I need to rededicate myself to this goal. My idealism is one of the things that keeps me engaged throughout the long school year, and although this is usually an asset, it can be a liability as well. When I see something that isn’t working as well as it could, I want to make it better—even if there is little chance of making a substantive change or even if there are other things that are more urgent. For my own sake, I need to work on accepting some things as they are, not as I wish they were.

use my time—and especially my planning periods—more wisely, in order to free up time with friends and family and achieve a healthier, more sustainable work-life balance.

I had a hard time with this early in the year, as I struggled to get into a routine, but I seem to be doing better lately. We’ll see what happens when the next round of essays comes in this week, but for the last several weeks, I have felt much more relaxed at home. I’ve tried limiting myself to only three hours of work on Sundays, and although I don’t know if that’s really possible every week, I like it. I could easily put in eight to ten hours over the course of a weekend, but even then, there’s always something more to do. I think it’s better for me—and ultimately, for my students—if I do a moderate amount of work to prepare for the week and come in on Monday feeling refreshed from the weekend.

To hold myself accountable to the aforementioned goals, I will:

assess my progress toward these goals via blog post on a bi-monthly basis (late October, December, February, April).

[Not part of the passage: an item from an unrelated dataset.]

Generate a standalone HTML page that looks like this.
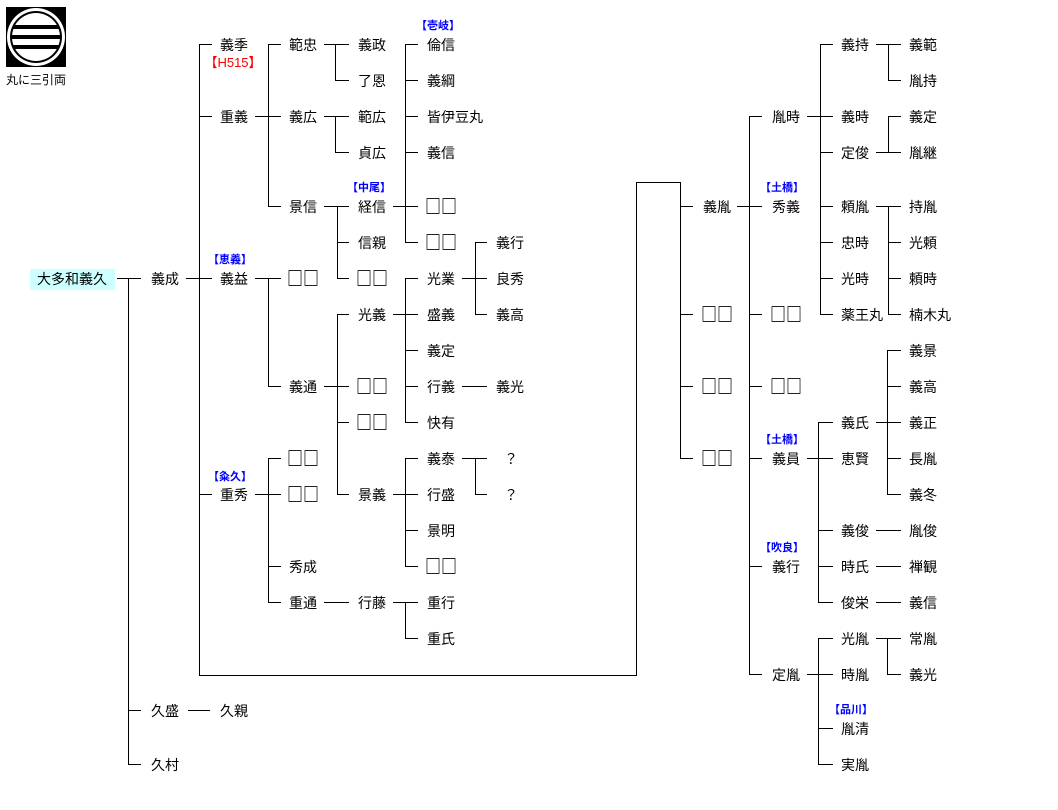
<!DOCTYPE html>
<html><head><meta charset="utf-8">
<style>
html,body{margin:0;padding:0;background:#fff;}
svg text{font-family:"Noto Sans CJK JP","Liberation Sans",sans-serif;font-size:14px;fill:#000;}
svg text.b{font-size:11px;fill:#0000ff;font-weight:bold;text-anchor:middle;}
svg text.r{font-family:"Liberation Sans","Noto Sans CJK JP",sans-serif;font-size:13px;fill:#ff0000;text-anchor:middle;}
svg text.q{font-size:19px;font-weight:bold;}
</style></head>
<body>
<svg width="1058" height="805" viewBox="0 0 1058 805" xmlns="http://www.w3.org/2000/svg">
<rect x="6" y="7" width="60" height="60" fill="#000"/>
<circle cx="36" cy="37" r="29" fill="#fff"/>
<circle cx="36" cy="37" r="26" fill="#000"/>
<circle cx="36" cy="37" r="24" fill="#fff"/>
<rect x="13" y="25" width="46" height="4" fill="#000"/>
<rect x="12" y="35" width="48" height="4" fill="#000"/>
<rect x="13" y="45" width="46" height="4" fill="#000"/>
<text x="6" y="84" style="font-size:12px">丸に三引両</text>
<rect x="30" y="269" width="85" height="21" fill="#ccffff"/>
<path fill="none" stroke="#000" stroke-width="1" d="
M117 278.5H141 M128.5 278V765 M128 710.5H141 M128 764.5H141 M188 710.5H210
M186 278.5H212 M199.5 44V676 M199 44.5H212 M199 116.5H212 M199 494.5H212 M199 675.5H636 M636.5 182V676 M636 182.5H680
M255 116.5H281 M268.5 44V207 M268 44.5H281 M268 206.5H281
M324 44.5H349 M335.5 44V81 M335 80.5H349
M324 116.5H349 M335.5 116V153 M335 152.5H349
M324 206.5H349 M337.5 206V279 M337 242.5H349 M337 278.5H349
M393 206.5H418 M405.5 44V243 M405 44.5H418 M405 80.5H418 M405 116.5H418 M405 152.5H418 M405 242.5H418
M255 278.5H281 M268.5 278V387 M268 386.5H281
M324 386.5H349 M337.5 314V495 M337 314.5H349 M337 422.5H349 M337 494.5H349
M393 314.5H418 M405.5 278V423 M405 278.5H418 M405 350.5H418 M405 386.5H418 M405 422.5H418
M462 278.5H487 M475.5 242V315 M475 242.5H487 M475 314.5H487
M462 386.5H487
M393 494.5H418 M405.5 458V567 M405 458.5H418 M405 530.5H418 M405 566.5H418
M462 458.5H487 M475.5 458V495 M475 494.5H487
M255 494.5H281 M268.5 458V603 M268 458.5H281 M268 566.5H281 M268 602.5H281
M324 602.5H349
M393 602.5H418 M405.5 602V639 M405 638.5H418
M680.5 182V459 M680 206.5H693 M680 314.5H693 M680 386.5H693 M680 458.5H693
M737 206.5H762 M749.5 116V675 M749 116.5H762 M749 314.5H762 M749 386.5H762 M749 458.5H762 M749 566.5H762 M749 674.5H762
M807 116.5H833 M820.5 44V315 M820 44.5H833 M820 152.5H833 M820 206.5H833 M820 242.5H833 M820 278.5H833 M820 314.5H833
M876 44.5H901 M888.5 44V81 M888 80.5H901
M888.5 116V153 M888 116.5H901 M876 152.5H901
M876 206.5H901 M888.5 206V315 M888 242.5H901 M888 278.5H901 M888 314.5H901
M807 458.5H833 M818.5 422V603 M818 422.5H833 M818 530.5H833 M818 566.5H833 M818 602.5H833
M876 422.5H901 M887.5 350V495 M887 350.5H901 M887 386.5H901 M887 458.5H901 M887 494.5H901
M876 530.5H901 M876 566.5H901 M876 602.5H901
M807 674.5H833 M818.5 638V765 M818 638.5H833 M818 728.5H833 M818 764.5H833
M876 638.5H901 M887.5 638V675 M887 674.5H901
"/>
<text x="37" y="284">大多和義久</text>
<text x="151" y="284">義成</text>
<text x="151" y="716">久盛</text>
<text x="220" y="716">久親</text>
<text x="151" y="770">久村</text>
<text x="220" y="50">義季</text>
<text class="r" x="233" y="67">【H515】</text>
<text x="220" y="122">重義</text>
<text class="b" x="230" y="263">【恵義】</text>
<text x="220" y="284">義益</text>
<text class="b" x="230" y="480">【粂久】</text>
<text x="220" y="500">重秀</text>
<text x="289" y="50">範忠</text>
<text x="289" y="122">義広</text>
<text x="289" y="212">景信</text>
<text class="q" x="287" y="285" textLength="32" lengthAdjust="spacingAndGlyphs">□□</text>
<text x="289" y="392">義通</text>
<text class="q" x="287" y="465" textLength="32" lengthAdjust="spacingAndGlyphs">□□</text>
<text class="q" x="287" y="501" textLength="32" lengthAdjust="spacingAndGlyphs">□□</text>
<text x="289" y="572">秀成</text>
<text x="289" y="608">重通</text>
<text x="358" y="50">義政</text>
<text x="358" y="86">了恩</text>
<text x="358" y="122">範広</text>
<text x="358" y="158">貞広</text>
<text class="b" x="369" y="191">【中尾】</text>
<text x="358" y="212">経信</text>
<text x="358" y="248">信親</text>
<text class="q" x="356" y="285" textLength="32" lengthAdjust="spacingAndGlyphs">□□</text>
<text x="358" y="320">光義</text>
<text class="q" x="356" y="393" textLength="32" lengthAdjust="spacingAndGlyphs">□□</text>
<text class="q" x="356" y="429" textLength="32" lengthAdjust="spacingAndGlyphs">□□</text>
<text x="358" y="500">景義</text>
<text x="358" y="608">行藤</text>
<text class="b" x="438" y="29">【壱岐】</text>
<text x="427" y="50">倫信</text>
<text x="427" y="86">義綱</text>
<text x="427" y="122">皆伊豆丸</text>
<text x="427" y="158">義信</text>
<text class="q" x="425" y="213" textLength="32" lengthAdjust="spacingAndGlyphs">□□</text>
<text class="q" x="425" y="249" textLength="32" lengthAdjust="spacingAndGlyphs">□□</text>
<text x="427" y="284">光業</text>
<text x="427" y="320">盛義</text>
<text x="427" y="356">義定</text>
<text x="427" y="392">行義</text>
<text x="427" y="428">快有</text>
<text x="427" y="464">義泰</text>
<text x="427" y="500">行盛</text>
<text x="427" y="536">景明</text>
<text class="q" x="425" y="573" textLength="32" lengthAdjust="spacingAndGlyphs">□□</text>
<text x="427" y="608">重行</text>
<text x="427" y="644">重氏</text>
<text x="496" y="248">義行</text>
<text x="496" y="284">良秀</text>
<text x="496" y="320">義高</text>
<text x="496" y="392">義光</text>
<text x="504" y="464">？</text>
<text x="504" y="500">？</text>
<text x="703" y="212">義胤</text>
<text class="q" x="701" y="321" textLength="32" lengthAdjust="spacingAndGlyphs">□□</text>
<text class="q" x="701" y="393" textLength="32" lengthAdjust="spacingAndGlyphs">□□</text>
<text class="q" x="701" y="465" textLength="32" lengthAdjust="spacingAndGlyphs">□□</text>
<text x="772" y="122">胤時</text>
<text class="b" x="782" y="191">【土橋】</text>
<text x="772" y="212">秀義</text>
<text class="q" x="770" y="321" textLength="32" lengthAdjust="spacingAndGlyphs">□□</text>
<text class="q" x="770" y="393" textLength="32" lengthAdjust="spacingAndGlyphs">□□</text>
<text class="b" x="782" y="443">【土橋】</text>
<text x="772" y="464">義員</text>
<text class="b" x="782" y="551">【吹良】</text>
<text x="772" y="572">義行</text>
<text x="772" y="680">定胤</text>
<text x="841" y="50">義持</text>
<text x="841" y="122">義時</text>
<text x="841" y="158">定俊</text>
<text x="841" y="212">頼胤</text>
<text x="841" y="248">忠時</text>
<text x="841" y="284">光時</text>
<text x="841" y="320">薬王丸</text>
<text x="841" y="428">義氏</text>
<text x="841" y="464">恵賢</text>
<text x="841" y="536">義俊</text>
<text x="841" y="572">時氏</text>
<text x="841" y="608">俊栄</text>
<text x="841" y="644">光胤</text>
<text x="841" y="680">時胤</text>
<text class="b" x="851" y="713">【品川】</text>
<text x="841" y="734">胤清</text>
<text x="841" y="770">実胤</text>
<text x="909" y="50">義範</text>
<text x="909" y="86">胤持</text>
<text x="909" y="122">義定</text>
<text x="909" y="158">胤継</text>
<text x="909" y="212">持胤</text>
<text x="909" y="248">光頼</text>
<text x="909" y="284">頼時</text>
<text x="909" y="320">楠木丸</text>
<text x="909" y="356">義景</text>
<text x="909" y="392">義高</text>
<text x="909" y="428">義正</text>
<text x="909" y="464">長胤</text>
<text x="909" y="500">義冬</text>
<text x="909" y="536">胤俊</text>
<text x="909" y="572">禅観</text>
<text x="909" y="608">義信</text>
<text x="909" y="644">常胤</text>
<text x="909" y="680">義光</text>
</svg>
</body></html>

I’m a few days late, but I can live with that.

1 comment
  1. Here’s a presentation I did on history projects (http://prezi.com/h7nmbxbtz-ef/making-history-matter/) – I can email you samples of any of the projects mentioned.

    I do think it’s important to remember, though, that not all projects are authentic, and not all authentic assessments are projects. Also, remember, doing research and writing about it is ALWAYS authentic in a history classroom; that’s what historians do!

    Great, deep reflections, as always.